I would like to ask about the steps of the following Simplification. Can anyone show me that how Step 1 simplify to Step 2 ?
Step 1: $$\frac{\partial J_{\theta}}{\partial \theta}=\frac{\partial}{\partial \theta}\left[(X \theta-y)^{T}(X \theta-y)\right]$$ Step 2: $$\frac{\partial J_{\theta}}{\partial \theta}=2 X^{T} X \theta-2 X^{T} y$$
Here, $X$ is a matrix, and $\theta$, $y$ are vectors.
And is there any special meaning of a Matrix multiply by it's Tranpose ? Thank you.
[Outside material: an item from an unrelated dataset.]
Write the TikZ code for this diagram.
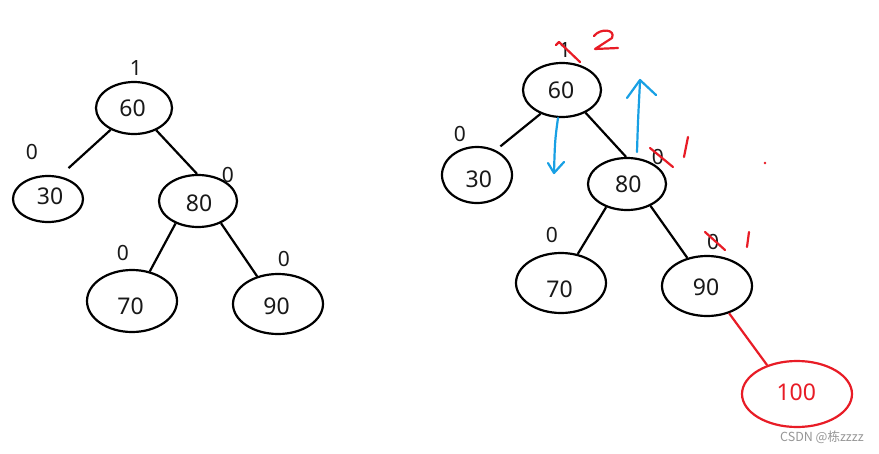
\documentclass[tikz,border=0pt]{standalone}
\usepackage{fontspec}
\setmainfont{Noto Sans}
\newfontfamily\cjkwm{Noto Sans CJK SC}
\usetikzlibrary{shapes.geometric,arrows.meta}
\definecolor{inkred}{RGB}{232,28,38}
\definecolor{inkblue}{RGB}{24,160,228}
\definecolor{wmgray}{RGB}{150,150,150}
% shift a node's text by (dx,dy) inside its shape: dx>0 right, dy>0 down
\newcommand{\txtshift}[3]{\hspace*{\dimexpr 2\dimexpr #1\relax\relax}\raisebox{-#2}[\height][\depth]{#3}}
\newcommand{\txtshiftl}[3]{\raisebox{-#2}[\height][\depth]{#3}\hspace*{\dimexpr 2\dimexpr #1\relax\relax}}
\tikzset{
  tnode/.style={draw=black, line width=2.2pt, ellipse, inner sep=0pt, text=black!90, font=\fontsize{23}{25}\selectfont},
  rnode/.style={tnode, draw=inkred, text=inkred},
  bal/.style={inner sep=0pt, text=black!90, font=\fontsize{21}{23}\selectfont},
  edge/.style={draw=black, line width=2.2pt},
  redge/.style={draw=inkred, line width=2.2pt},
  redmark/.style={draw=inkred, line width=2.2pt, line cap=round, line join=round},
  bluearrow/.style={draw=inkblue, line width=2.2pt, line cap=round}
}
\begin{document}
\begin{tikzpicture}[x=1pt,y=-1pt]
\fill[white] (0,0) rectangle (879,453);
\useasboundingbox (0,0) rectangle (879,453);

% ---------- left tree ----------
\node[tnode, minimum width=76pt, minimum height=52pt] (l60) at (134,108) {\txtshiftl{1.5pt}{0pt}{60}};
\node[tnode, minimum width=70pt, minimum height=46pt] (l30) at (48,199) {\txtshift{2pt}{-3pt}{30}};
\node[tnode, minimum width=78pt, minimum height=52pt] (l80) at (198,201) {\txtshift{1pt}{2pt}{80}};
\node[tnode, minimum width=90pt, minimum height=62pt] (l70) at (132,301) {\txtshiftl{1.5pt}{5.5pt}{70}};
\node[tnode, minimum width=90pt, minimum height=60pt] (l90) at (278,304) {\txtshiftl{1.5pt}{2.5pt}{90}};

\draw[edge, shorten >=12pt] (l60.-137) -- (l30.63);
\draw[edge] (l60.-45) -- (l80.92);
\draw[edge] (l80.-135) -- (l70.59);
\draw[edge] (l80.-44) -- (l90.127);

\node[bal] (bl60) at (136,68) {1};
\node[bal] (bl30) at (32,152) {0};
\node[bal] (bl80) at (228,175) {0};
\node[bal] (bl70) at (123,253) {0};
\node[bal] (bl90) at (284,259) {0};

% ---------- right tree ----------
\node[tnode, minimum width=78pt, minimum height=54pt] (r60) at (562,90) {\txtshiftl{1pt}{0pt}{60}};
\node[tnode, minimum width=70pt, minimum height=56pt] (r30) at (477,175) {\txtshift{1.75pt}{4pt}{30}};
\node[tnode, minimum width=78pt, minimum height=52pt] (r80) at (627,184) {\txtshift{1.25pt}{0.5pt}{80}};
\node[tnode, minimum width=90pt, minimum height=60pt] (r70) at (561,283) {\txtshiftl{1.5pt}{6pt}{70}};
\node[tnode, minimum width=90pt, minimum height=60pt] (r90) at (707,286) {\txtshiftl{1pt}{1pt}{90}};
\node[rnode, minimum width=110pt, minimum height=66pt] (r100) at (797,394) {\txtshiftl{0.75pt}{-1.5pt}{100}};

\draw[edge, shorten >=6pt] (r60.-132) -- (r30.53);
\draw[edge] (r60.-44) -- (r80.92);
\draw[edge] (r80.-132) -- (r70.60);
\draw[edge] (r80.-43) -- (r90.125);
\draw[redge] (r90.-51) -- (r100.136);

\node[bal] (br60) at (565,50) {1};
\node[bal] (br30) at (460,134) {0};
\node[bal] (br80) at (658,157) {0};
\node[bal] (br70) at (552,235) {0};
\node[bal] (br90) at (713,242) {0};

% red corrections
\draw[redmark] (556,45) -- (559,42) -- (580,62);
\draw[redmark] (594,36) .. controls (600,28) and (616,29) .. (612,38) -- (595,49) -- (618,48);
\draw[redmark] (650,148) -- (673,167);
\draw[redmark] (688,137) -- (684,157);
\draw[redmark] (705,232) -- (725,250);
\draw[redmark] (749,232) -- (747,247);
\fill[inkred] (765,163) circle (1.3pt);

% blue arrows
\draw[bluearrow] (558,118) .. controls (555,140) .. (554,172);
\draw[bluearrow, line join=round] (548,163) -- (554,173) -- (564,162);
\draw[bluearrow] (637,152) .. controls (638,120) .. (640,82);
\draw[bluearrow, line join=round] (627,98) -- (640,80) -- (656,95);

% watermark
\node[inner sep=0pt, text=wmgray, font=\cjkwm\fontsize{12.5}{14}\selectfont] (wm) at (822,437) {CSDN @栋zzzz};
\end{tikzpicture}
\end{document}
I assume you're working under the conditions that $X\in\mathbb{R}^{m\times n}$, $\theta\in\mathbb{R}^n$, and $y\in\mathbb{R}^m$. Define $J(\theta) = \|X\theta-y\|_2^2 = (X\theta - y)^\top(X\theta-y)$. Expanding, we find that \begin{equation*} J(\theta) = (\theta^\top X^\top - y^\top)(X\theta-y) = \theta^\top X^\top X\theta - \theta^\top X^\top y - y^\top X\theta + y^\top y. \end{equation*} Since $\theta^\top X^\top y$ is a scalar, it equals its transpose, i.e., $\theta^\top X^\top y = y^\top X\theta$. Therefore, \begin{equation*} J(\theta) = \theta^\top X^\top X \theta - 2y^\top X\theta + y^\top y. \end{equation*}
Now, the gradient of the linear function $g(\theta) = a^\top \theta$ is $\nabla g(\theta) = a$, since $\frac{\partial g}{\partial \theta_i}(\theta) = a_i$ for all $i\in\{1,2,\dots,n\}$. Once again taking partial derivatives, you find that the gradient of the quadratic function $h(\theta) = \theta^\top Q\theta$ is $\nabla h(\theta) = (Q+Q^\top)\theta$. In the context of your problem, these gradient formulas yield \begin{equation*} \nabla J(\theta) = (X^\top X + (X^\top X)^\top)\theta -2 X^\top y = 2X^\top X\theta - 2X^\top y. \end{equation*}
One interpretation of a matrix multiplied by its transpose comes from statistics and machine learning. In particular, suppose $\{y_1,y_2,\dots,y_m\}\subseteq\mathbb{R}^n$ represents a sample of $m$ data points. Center the data so that $x_i = y_i - \bar{y}$ where $\bar{y} = \frac{1}{m}\sum_{i=1}^m y_i$. Then we can form a data matrix $X\in\mathbb{R}^{m\times n}$ by stacking the centered data into rows: \begin{equation*} X = \begin{bmatrix} x_1^\top \\ x_2^\top \\ \vdots \\ x_m^\top \end{bmatrix}. \end{equation*} In this case, we have that \begin{equation*} \frac{1}{m}X^\top X = \frac{1}{m}\sum_{i=1}^m x_i x_i^\top \end{equation*} is the sample covariance matrix of the data. Another interpretation of $X^\top X$ is that it is the Gram matrix generated by the columns of $X$.